Thinking about that ourselves but trusting God to bring the weather we need. The bees should be fine if kept cool & dry. Have a new sprayer with feed ready. Just ask your supplier what you should do. All bee keepers we have found are happy to help beginners, and their wealth of knowlege is priceless.


----------



## danno (Dec 17, 2007)

vanesther said:


> Don Lamb from West Olive.
> Thanks for the welcome.


Dons in Holland not west olive. I take a newbee or 2 down there every year to get there first bee's.


----------



## tefer2 (Sep 13, 2009)

At least we will be in the fifties next week. Come on spring!


----------



## tefer2 (Sep 13, 2009)

I talked to Don a few days ago, he said that they want to do 3 trips next year. Seems there is a high demand for pkgs this season. I'm really not surprised with all the winter loss we have had here.


----------



## Mr.Beeman (May 19, 2012)

Welcome once again to the site. We are not too far apart from each other.
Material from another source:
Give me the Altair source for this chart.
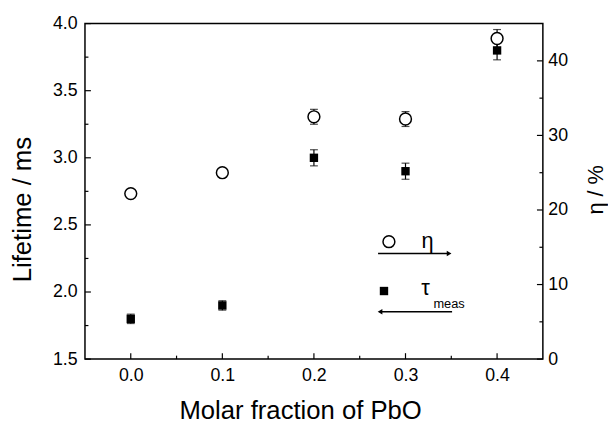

I am in Bailey many times during the season.
Have a great time with your girls.


----------



## AmericasBeekeeper (Jan 24, 2010)

Welcome!


----------



## bryani289swmi (Mar 23, 2011)

Vanesther,

Welcome. For the April 23 pickup we have scheduled a couple of package installations if you have any questions on the procedure. Good luck.

Bryan


----------



## jsbyers (Dec 3, 2012)

Plan on being there. I believe it is at 7:00 PM? I haven't kept bees for a lot of years and very excited to get some again.


----------



## bryani289swmi (Mar 23, 2011)

Jsbyers,

Yes, the time on April 23 and May 7 is 7:00PM. Let me know if you have any questions. Thanks.

Bryan


----------



## danno (Dec 17, 2007)

bryani289swmi said:


> Vanesther,
> 
> Welcome. For the April 23 pickup we have scheduled a couple of package installations if you have any questions on the procedure. Good luck.
> 
> Bryan


Bryan You working with Don? I know Larry Hasselman retired. I am mentoring a guy that mentioned the april 23 install class and said if I couldn't help him on May 7 when his bee's arrived that he wanted to drive down for it.


----------



## vanesther (Apr 11, 2013)

You're right, Holland. Wrong info from my hubbie.


----------



## bryani289swmi (Mar 23, 2011)

Danno,

I'm not working with Don, just on the Holland Area Beekeepers Association board with Don. I'm tasked with setting up meetings and such. I've never heard if a Larry Hasselman around the club, but I've only been here a few years. There will be installation demonstrations at both the April 23 and May 7 pickups, your friend would be welcomed at either. Let me know if you have any questions. Thanks.

Bryan


----------



## danno (Dec 17, 2007)

bryani289swmi said:


> Danno,
> 
> I'm not working with Don, just on the Holland Area Beekeepers Association board with Don. I'm tasked with setting up meetings and such. I've never heard if a Larry Hasselman around the club, but I've only been here a few years. There will be installation demonstrations at both the April 23 and May 7 pickups, your friend would be welcomed at either. Let me know if you have any questions. Thanks.
> 
> Bryan


Larry is from fremont and up until a few years ago made the trips down to GA with Don. I used to pick up my queens at Larrys place rather then drive to Holland.


----------